TEMPO.CO, Jakarta-Masyarakat sipil yang terdiri dari Perkumpulan untuk Pemilu dan Demokrasi (Perludem), Komite Independen Pemantau Pemilu (KIPP), serta Konstitusi dan Demokrasi (KoDe) Inisiatif memberikan laporan hasil evaluasi Pemilu 2019 kepada Komisi Pemilihan Umum.
"Kita harus ingat evaluasi pemilu adalah keniscayaan. Bukan menjadikan ini sebagai praktek rutin dan bisnis as usual. Praktik 2019 harus dievalusasi matang dan mendalam agar agenda 2020 bisa mengambil pelajaran," kata Direktur Eksekutif Perludem Titi Anggraini di Kantor KPU Jakarta, Kamis, 22 Agustus 2019.

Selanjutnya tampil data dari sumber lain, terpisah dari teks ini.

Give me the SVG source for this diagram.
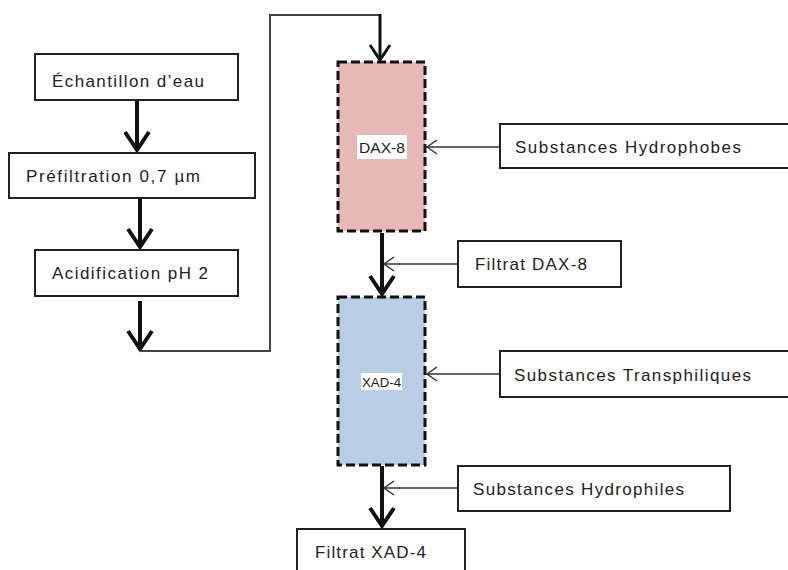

Titi menjelaskan, setidaknya ada tiga aspek evaluasi pemilu 2019. Pertama mengenai aspek kerangka hukum pemilu. Menurut dia Pemilu 2019 telah meraih banyak capaian jika dibandingkan pemilu sebelumnya. "Namun masih menyimpan ruang-ruang yang menimbilkan permasalahan. Masih ada celah yang membuat tata kelola dan keadilan pemilu menghadapi hambatan," kata Titi.
Kedua, aspek tata kelola pemilu. Yaitu aspek yang mengatur pengelolaan, pengorganisasian tahapan pemilu hingga implementasinya. Dia mencontohkan dari hal teknis, yaitu lima surat suara secara serentak yang tidak sesuai dengan asas langsung, umum, bebas, rahasia, jujur dan adil. "Ini memberi beban bagi tata kelola pemilu dan tidak sanggup memenuhi luberjurdil," katanya.
Ketiga, aspek keadilan pemilu atau mekanisme penyelesaian hukum pemilu (electoral justice). Titi menilai desain penegakan pemilu kini makin terang benderang dengan sikap Mahkamah Konstitusi yang menempatkan keberadaan Bawaslu sebagai electoral justice. Kewenangan menyelesaikan permasalahan hukum yang berdampak pada hasil pemilu itu dinilainha tidak berdasarkan kepastian hukum.
Tiga aspek evaluasi itu mesti dilihat secara holistik dan tidak bisa dipisahkan agar hasilnha komprehensif. Titi berpesan evaluasi itu dapat digunakan dalam Pilkada 2020. "Kita tidak boleh mengulangi cela-cela dalam kerangka hukum pilkada," katanya.